DATA FOR PROCESSING:
· · ·

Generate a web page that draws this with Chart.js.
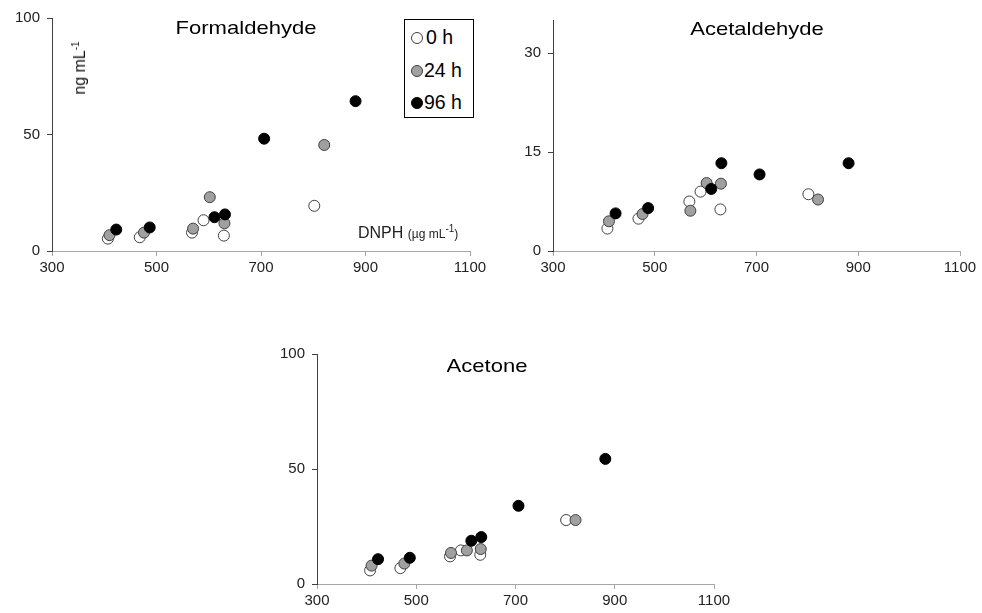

· · ·

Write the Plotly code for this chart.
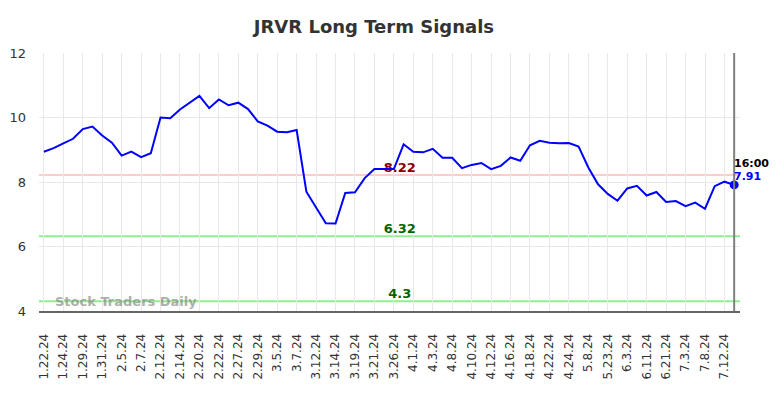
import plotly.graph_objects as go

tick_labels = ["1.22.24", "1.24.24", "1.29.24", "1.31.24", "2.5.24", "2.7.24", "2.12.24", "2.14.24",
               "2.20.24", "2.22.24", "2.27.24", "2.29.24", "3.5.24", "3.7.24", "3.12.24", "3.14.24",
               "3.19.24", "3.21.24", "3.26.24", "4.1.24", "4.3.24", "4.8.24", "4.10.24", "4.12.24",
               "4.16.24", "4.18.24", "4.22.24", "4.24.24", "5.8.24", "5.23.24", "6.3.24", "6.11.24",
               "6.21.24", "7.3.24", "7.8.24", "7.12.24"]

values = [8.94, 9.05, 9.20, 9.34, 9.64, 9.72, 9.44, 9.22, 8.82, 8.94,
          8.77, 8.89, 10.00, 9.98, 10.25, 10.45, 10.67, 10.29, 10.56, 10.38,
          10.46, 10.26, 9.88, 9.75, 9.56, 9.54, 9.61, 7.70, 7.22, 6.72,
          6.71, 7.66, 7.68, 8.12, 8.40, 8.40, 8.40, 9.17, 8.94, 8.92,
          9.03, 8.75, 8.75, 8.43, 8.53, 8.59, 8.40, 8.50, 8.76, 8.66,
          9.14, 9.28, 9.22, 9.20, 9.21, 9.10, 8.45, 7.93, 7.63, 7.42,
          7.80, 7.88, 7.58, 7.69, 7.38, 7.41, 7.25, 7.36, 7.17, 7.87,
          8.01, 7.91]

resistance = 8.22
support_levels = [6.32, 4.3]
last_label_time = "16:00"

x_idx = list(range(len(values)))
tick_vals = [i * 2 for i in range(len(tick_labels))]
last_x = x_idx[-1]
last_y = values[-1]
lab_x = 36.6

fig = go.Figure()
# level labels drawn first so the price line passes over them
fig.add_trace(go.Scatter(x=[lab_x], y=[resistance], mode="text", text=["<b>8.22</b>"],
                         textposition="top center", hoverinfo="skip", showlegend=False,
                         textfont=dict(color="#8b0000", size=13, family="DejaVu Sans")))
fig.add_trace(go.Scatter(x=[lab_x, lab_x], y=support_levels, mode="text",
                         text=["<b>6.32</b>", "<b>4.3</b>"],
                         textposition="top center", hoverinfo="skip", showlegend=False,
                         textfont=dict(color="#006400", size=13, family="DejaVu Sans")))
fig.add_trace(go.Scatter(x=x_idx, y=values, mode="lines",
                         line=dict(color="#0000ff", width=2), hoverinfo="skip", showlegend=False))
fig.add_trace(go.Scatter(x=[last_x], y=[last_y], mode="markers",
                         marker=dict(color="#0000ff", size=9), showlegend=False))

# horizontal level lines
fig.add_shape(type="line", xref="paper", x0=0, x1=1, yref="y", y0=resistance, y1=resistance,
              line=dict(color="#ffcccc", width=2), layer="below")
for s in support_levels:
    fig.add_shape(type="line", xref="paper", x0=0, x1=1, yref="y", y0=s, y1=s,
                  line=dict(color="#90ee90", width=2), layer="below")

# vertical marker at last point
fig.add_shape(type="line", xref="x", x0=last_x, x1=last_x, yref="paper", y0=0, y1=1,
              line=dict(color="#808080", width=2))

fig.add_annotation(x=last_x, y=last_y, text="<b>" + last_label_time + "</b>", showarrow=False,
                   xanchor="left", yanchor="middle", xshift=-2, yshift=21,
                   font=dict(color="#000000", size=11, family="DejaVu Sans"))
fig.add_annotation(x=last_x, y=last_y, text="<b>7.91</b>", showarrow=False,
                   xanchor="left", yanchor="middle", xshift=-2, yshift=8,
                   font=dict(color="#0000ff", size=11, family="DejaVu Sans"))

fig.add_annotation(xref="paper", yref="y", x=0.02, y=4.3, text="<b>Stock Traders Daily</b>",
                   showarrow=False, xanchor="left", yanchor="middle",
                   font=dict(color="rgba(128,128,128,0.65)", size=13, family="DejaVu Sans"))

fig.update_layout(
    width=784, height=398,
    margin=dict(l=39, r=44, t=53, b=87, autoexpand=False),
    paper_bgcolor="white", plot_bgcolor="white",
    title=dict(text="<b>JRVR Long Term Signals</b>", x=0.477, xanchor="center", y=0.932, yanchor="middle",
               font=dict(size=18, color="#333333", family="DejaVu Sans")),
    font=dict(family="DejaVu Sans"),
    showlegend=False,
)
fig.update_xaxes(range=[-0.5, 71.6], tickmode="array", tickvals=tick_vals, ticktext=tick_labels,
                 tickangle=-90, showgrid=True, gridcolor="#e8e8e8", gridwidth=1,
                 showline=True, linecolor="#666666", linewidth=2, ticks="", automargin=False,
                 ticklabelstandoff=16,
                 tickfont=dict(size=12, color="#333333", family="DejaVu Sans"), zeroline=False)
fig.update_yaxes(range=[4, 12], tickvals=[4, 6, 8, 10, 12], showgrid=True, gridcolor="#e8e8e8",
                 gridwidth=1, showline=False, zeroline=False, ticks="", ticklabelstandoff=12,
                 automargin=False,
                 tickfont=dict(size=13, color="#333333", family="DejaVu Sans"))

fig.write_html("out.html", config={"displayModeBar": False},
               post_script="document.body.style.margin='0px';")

· · ·

WORK TO DO: Compute how many lines include the string "this", then give that number by itself.

WRITTEN SOLUTION: 2